Stuffed capon

For 4 servings:

   1 whole capon (boned but not opened up)

   500 g of mincemeat

   150 g of bacon

   8 to 10 prunes

   1 kg of small potatoes

   500 g of small carrots

   2 garlic cloves

   2 eggs

   1 glass of white wine or cava

   1 small glass of milk

   1 handful of pine nuts

   Bread crumbs

   White grapes

   Lard

   Salt

   Black pepper


Meat dishes

Share

PREPARATION


PREPARING THE CAPON

1. Chop the bacon and garlic cloves and mix with the mincemeat in a bowl. Cut the prunes in half and add them and the pine nutsto the mix.

2. Stuff the capon with the stuffing. 

3. Close the capon by sewing the neck and rear using kitchen string or toothpicks.

4. Spread the lard all over the capon.

5. Warm the oven to 190º.

6. Roast the capon in the oven for 45 minutes one ach side. The upper part (breasts) will need a few minutes more.

7. Pour the white wine or cava over the capon while it is roasting. Every 10 to 15 minutes or so, use the juice from the capon to pour over it so that it does not dry out, until it is cooked.

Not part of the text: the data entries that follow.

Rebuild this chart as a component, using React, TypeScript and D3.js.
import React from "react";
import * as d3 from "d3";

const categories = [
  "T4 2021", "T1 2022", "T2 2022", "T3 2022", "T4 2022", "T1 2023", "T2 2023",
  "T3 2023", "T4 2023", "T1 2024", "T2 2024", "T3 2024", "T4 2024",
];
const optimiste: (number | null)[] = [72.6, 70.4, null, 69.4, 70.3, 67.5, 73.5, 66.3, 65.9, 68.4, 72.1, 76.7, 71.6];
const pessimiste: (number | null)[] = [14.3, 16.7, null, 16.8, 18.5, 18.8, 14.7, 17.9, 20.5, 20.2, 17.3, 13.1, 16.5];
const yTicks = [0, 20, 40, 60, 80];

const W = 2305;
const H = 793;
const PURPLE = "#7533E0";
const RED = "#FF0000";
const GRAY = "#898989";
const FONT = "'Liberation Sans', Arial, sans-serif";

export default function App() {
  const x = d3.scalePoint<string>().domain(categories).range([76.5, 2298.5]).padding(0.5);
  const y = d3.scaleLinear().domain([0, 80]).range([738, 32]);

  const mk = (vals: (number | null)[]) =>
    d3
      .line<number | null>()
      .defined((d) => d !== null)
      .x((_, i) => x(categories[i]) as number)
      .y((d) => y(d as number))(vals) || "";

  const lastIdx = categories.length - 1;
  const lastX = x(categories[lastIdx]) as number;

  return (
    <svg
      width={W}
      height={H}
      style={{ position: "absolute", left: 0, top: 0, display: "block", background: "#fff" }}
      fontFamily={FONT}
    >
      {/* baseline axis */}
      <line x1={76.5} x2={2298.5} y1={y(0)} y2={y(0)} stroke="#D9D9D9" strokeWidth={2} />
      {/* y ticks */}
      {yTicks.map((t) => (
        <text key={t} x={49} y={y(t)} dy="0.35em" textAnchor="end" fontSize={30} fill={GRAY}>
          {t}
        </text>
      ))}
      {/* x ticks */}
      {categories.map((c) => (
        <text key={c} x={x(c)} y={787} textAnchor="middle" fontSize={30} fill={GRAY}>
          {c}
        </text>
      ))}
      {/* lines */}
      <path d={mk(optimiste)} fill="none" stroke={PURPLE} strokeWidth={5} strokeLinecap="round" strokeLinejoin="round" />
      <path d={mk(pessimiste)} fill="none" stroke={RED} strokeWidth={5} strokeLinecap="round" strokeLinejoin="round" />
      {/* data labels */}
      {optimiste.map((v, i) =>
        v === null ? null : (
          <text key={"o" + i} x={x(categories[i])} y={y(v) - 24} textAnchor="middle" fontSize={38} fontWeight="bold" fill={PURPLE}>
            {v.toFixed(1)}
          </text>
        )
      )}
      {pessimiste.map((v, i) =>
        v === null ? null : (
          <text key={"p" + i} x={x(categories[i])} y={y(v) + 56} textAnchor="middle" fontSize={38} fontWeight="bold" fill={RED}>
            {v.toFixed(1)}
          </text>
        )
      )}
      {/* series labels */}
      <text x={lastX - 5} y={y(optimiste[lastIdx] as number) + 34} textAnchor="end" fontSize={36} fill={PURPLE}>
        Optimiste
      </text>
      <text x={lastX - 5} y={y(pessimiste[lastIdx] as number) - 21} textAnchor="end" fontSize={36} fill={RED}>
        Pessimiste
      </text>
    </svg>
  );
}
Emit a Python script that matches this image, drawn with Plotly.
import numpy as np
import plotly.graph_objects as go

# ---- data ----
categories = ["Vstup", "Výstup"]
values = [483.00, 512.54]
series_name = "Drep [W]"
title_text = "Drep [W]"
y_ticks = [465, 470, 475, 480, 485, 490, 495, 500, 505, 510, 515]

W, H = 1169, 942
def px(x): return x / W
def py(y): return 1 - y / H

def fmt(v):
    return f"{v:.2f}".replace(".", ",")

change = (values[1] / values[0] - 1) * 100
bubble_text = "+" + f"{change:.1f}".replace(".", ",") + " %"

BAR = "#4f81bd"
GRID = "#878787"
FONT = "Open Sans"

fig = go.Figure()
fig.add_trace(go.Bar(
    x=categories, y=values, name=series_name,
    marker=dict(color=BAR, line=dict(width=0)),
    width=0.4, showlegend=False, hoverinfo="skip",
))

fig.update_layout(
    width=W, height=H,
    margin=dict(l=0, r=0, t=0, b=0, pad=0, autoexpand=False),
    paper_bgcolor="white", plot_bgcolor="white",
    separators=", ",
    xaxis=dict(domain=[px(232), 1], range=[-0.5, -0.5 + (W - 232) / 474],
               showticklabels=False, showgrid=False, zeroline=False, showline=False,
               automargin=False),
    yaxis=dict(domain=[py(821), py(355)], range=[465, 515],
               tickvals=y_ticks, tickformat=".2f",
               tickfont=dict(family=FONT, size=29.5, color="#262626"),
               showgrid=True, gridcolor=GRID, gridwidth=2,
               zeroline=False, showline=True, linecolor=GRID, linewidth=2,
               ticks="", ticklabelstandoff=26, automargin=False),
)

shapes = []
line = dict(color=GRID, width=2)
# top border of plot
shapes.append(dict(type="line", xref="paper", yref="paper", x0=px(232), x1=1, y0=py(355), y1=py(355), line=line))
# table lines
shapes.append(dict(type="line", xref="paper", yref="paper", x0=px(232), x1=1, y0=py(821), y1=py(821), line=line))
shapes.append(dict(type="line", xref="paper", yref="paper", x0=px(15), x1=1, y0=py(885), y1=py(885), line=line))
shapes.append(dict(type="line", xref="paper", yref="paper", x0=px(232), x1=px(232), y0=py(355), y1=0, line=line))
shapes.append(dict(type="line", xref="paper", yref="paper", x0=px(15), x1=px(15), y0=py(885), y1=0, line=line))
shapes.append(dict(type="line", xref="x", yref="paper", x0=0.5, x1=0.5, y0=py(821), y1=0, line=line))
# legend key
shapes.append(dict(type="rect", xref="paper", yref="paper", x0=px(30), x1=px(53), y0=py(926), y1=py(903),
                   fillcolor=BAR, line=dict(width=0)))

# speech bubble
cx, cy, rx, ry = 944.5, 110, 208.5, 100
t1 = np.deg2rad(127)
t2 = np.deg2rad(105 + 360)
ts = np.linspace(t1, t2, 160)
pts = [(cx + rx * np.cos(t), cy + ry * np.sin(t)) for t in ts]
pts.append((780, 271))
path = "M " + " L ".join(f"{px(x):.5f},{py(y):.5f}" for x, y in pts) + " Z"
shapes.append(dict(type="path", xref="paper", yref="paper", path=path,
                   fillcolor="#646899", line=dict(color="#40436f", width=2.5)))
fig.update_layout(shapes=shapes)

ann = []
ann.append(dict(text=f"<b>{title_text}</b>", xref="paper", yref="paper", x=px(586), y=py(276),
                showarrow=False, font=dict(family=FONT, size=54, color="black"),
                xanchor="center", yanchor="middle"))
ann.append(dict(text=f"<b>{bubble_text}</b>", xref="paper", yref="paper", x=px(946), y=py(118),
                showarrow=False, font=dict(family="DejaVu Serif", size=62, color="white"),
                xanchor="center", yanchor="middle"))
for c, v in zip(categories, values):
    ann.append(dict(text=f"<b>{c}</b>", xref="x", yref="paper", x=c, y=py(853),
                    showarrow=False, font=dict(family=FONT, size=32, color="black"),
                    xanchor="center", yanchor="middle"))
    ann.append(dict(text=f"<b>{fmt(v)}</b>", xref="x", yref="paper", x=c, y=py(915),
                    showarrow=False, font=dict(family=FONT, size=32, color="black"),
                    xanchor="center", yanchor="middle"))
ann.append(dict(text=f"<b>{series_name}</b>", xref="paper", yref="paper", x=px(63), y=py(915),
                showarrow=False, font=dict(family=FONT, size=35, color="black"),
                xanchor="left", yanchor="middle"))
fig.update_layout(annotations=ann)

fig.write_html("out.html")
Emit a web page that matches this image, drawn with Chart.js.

8. Turn the grill on during the last few minutes to brown the skin and make it crunchy.

 

PREPARING THE GARNISH

1. Pour all the juices into a saucepan and reduce it to make a thick gravy.

2. Boil the potatoes and carrots.

3. Drain them when they are cooked and then sauté them.

 

SERVING

Place the capon in the middle of a serving dish and use the gravy, potatoes, carrots and grapes to decorate.